We also regularly investigate matters reported to our whistleblower hotline and are currently investigating matters in certain foreign locations. In addition, we may be party to litigation arising in the ordinary course of business.

We believe that the final resolution of these preference items, investigations, and litigation will not have a material effect on our consolidated results of operations, financial position or cash flows.

Contingencies related to LSC Communication, Inc. and Subsidiaries (“LSC”) and Donnelley Financial Solutions, Inc. (“Donnelley Financial”)

Subsequent to the spinoff of LSC Communications, Inc. and Subsidiaries (“LSC”) and Donnelley Financial Solutions, Inc. (“Donnelley Financial”) on October 1, 2016, we may be contingently liable for obligations under various operating leases for office, warehouse and manufacturing locations of LSC and Donnelley Financial. In the event that LSC or Donnelley Financial, or any successor lessee, fail to make lease payments or fail to pay other obligations under these lease agreements, we may be required to satisfy those obligations to the lessor. Our exposure to these potential contingent liabilities decreases over time as LSC and Donnelley Financial pay monthly lease obligations and as the leases expire. As of June 30, 2021 these potential contingent obligations were $41.2 million and $1.8 million for LSC and Donnelley Financial, respectively.

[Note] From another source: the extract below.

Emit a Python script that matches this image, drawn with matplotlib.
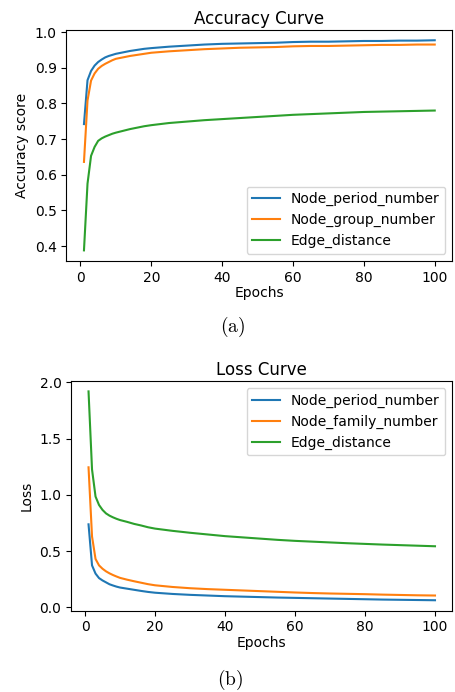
import matplotlib
import matplotlib.pyplot as plt

matplotlib.use('Agg')

epochs = [1, 2, 3, 4, 5, 6, 7, 8, 9, 10, 12, 14, 16, 18, 20, 25, 30, 35, 40, 45,
          50, 55, 60, 65, 70, 75, 80, 85, 90, 95, 100]

acc_period = [0.742, 0.865, 0.891, 0.906, 0.916, 0.923, 0.929, 0.933, 0.936, 0.939,
              0.943, 0.947, 0.950, 0.953, 0.955, 0.959, 0.962, 0.965, 0.967, 0.968,
              0.969, 0.970, 0.972, 0.973, 0.973, 0.974, 0.975, 0.975, 0.976, 0.976, 0.977]
acc_group = [0.636, 0.808, 0.864, 0.884, 0.897, 0.905, 0.911, 0.916, 0.921, 0.925,
             0.929, 0.933, 0.936, 0.939, 0.942, 0.946, 0.949, 0.952, 0.954, 0.956,
             0.957, 0.958, 0.960, 0.961, 0.961, 0.962, 0.963, 0.964, 0.964, 0.965, 0.965]
acc_edge = [0.388, 0.575, 0.653, 0.678, 0.695, 0.702, 0.707, 0.711, 0.715, 0.718,
            0.723, 0.728, 0.732, 0.736, 0.739, 0.745, 0.749, 0.753, 0.756, 0.759,
            0.762, 0.765, 0.768, 0.770, 0.772, 0.774, 0.776, 0.777, 0.778, 0.779, 0.780]

loss_period = [0.738, 0.373, 0.300, 0.260, 0.239, 0.222, 0.205, 0.194, 0.184, 0.176,
               0.166, 0.156, 0.146, 0.137, 0.130, 0.119, 0.111, 0.105, 0.099, 0.095,
               0.091, 0.087, 0.084, 0.081, 0.078, 0.075, 0.072, 0.069, 0.067, 0.065, 0.063]
loss_family = [1.245, 0.630, 0.430, 0.373, 0.343, 0.320, 0.302, 0.287, 0.274, 0.262,
               0.246, 0.232, 0.219, 0.206, 0.196, 0.181, 0.170, 0.162, 0.156, 0.150,
               0.144, 0.138, 0.132, 0.127, 0.123, 0.120, 0.117, 0.113, 0.110, 0.107, 0.105]
loss_edge = [1.920, 1.226, 0.985, 0.910, 0.866, 0.835, 0.815, 0.800, 0.787, 0.776,
             0.760, 0.742, 0.728, 0.712, 0.700, 0.680, 0.663, 0.648, 0.633, 0.622,
             0.611, 0.600, 0.591, 0.584, 0.577, 0.570, 0.564, 0.558, 0.553, 0.548, 0.543]

plt.rcParams['mathtext.fontset'] = 'cm'
plt.rcParams['font.size'] = 10

fig = plt.figure(figsize=(4.55, 6.92), dpi=100)

# (a) accuracy
ax1 = fig.add_axes([0.146, 0.623, 0.848, 0.334])
ax1.plot(epochs, acc_period, label='Node_period_number')
ax1.plot(epochs, acc_group, label='Node_group_number')
ax1.plot(epochs, acc_edge, label='Edge_distance')
ax1.set_title('Accuracy Curve', pad=4)
ax1.set_xlabel('Epochs', labelpad=1)
ax1.set_ylabel('Accuracy score')
ax1.legend(loc='lower right')
fig.text(0.512, 0.528, r'$\mathrm{(a)}$', ha='center', va='center', fontsize=14)

# (b) loss
ax2 = fig.add_axes([0.1565, 0.1175, 0.8376, 0.332])
ax2.plot(epochs, loss_period, label='Node_period_number')
ax2.plot(epochs, loss_family, label='Node_family_number')
ax2.plot(epochs, loss_edge, label='Edge_distance')
ax2.set_title('Loss Curve', pad=4)
ax2.set_xlabel('Epochs', labelpad=1)
ax2.set_ylabel('Loss')
ax2.legend(loc='upper right')
fig.text(0.506, 0.017, r'$\mathrm{(b)}$', ha='center', va='center', fontsize=14)

plt.savefig('out.png', dpi=100)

On April 13, 2020, LSC announced that it, along with most of its U.S. subsidiaries, voluntarily filed for business reorganization under Chapter 11 of the U.S. Bankruptcy Code. In September 2020, a third-party (the “Buyer”) offered to buy the assets and assume certain obligations of LSC. Although the buyer assumed the majority of LSC’s existing leases, we continue to be contingently liable for these leases until their termination or renewal.

In May and June 2020 we became aware that LSC failed to make required monthly contributions to certain of their multiemployer pension plans (“MEPP”). In accordance with laws and regulations governing multiemployer pension plans, we believe that we and Donnelley Financial, as former members of the control group, are contingently liable on a joint and several liability basis for LSC’s MEPP obligations. We believe that the total undiscounted MEPP obligations for which LSC was responsible was approximately $100 million and was payable over an average 13-year period. The amount of our ultimate liability related to LSC's MEPP obligations is contingent upon the outcome of our negotiations with Donnelley Financial concerning how the obligations would be apportioned between us and Donnelley Financial. These negotiations commenced during the third quarter of 2020, when the parties agreed to enter into mediation, and then arbitration, after an agreement was not reached though the mediation process. During the first quarter of 2021, Donnelley Financial filed notice to commence the arbitration process, although no arbitration date has been set. In 2020, we recorded a contingent liability of approximately $37.1 million representing our estimate of the aggregate payments we believe we will be required to make with respect to LSC’s MEPP liabilities. This amount however could be adjusted in the future based on the final allocation as a result of the arbitration process. Payments to settle this liability are scheduled to be completed by 2034.

During the six months ended June 30, 2021, we and Donnelley Financial commenced negotiations with each of the three MEPPs to settle the MEPP liabilities and, we successfully negotiated a settlement with two of the three plans. As a result of these settlements, in the same period, we recorded a $2.2 million gain in restructuring, impairment and other expense on the Condensed Consolidated Statement of Operations reflecting our estimated share of the reduced liability. Cash payments made by us during the second quarter of 2021 were approximately $18.4 million and primarily related to the settlement of the two MEPP plans. As of June 30, 2021, we have $13.4 million accrued representing our estimate for our share of the remaining liability.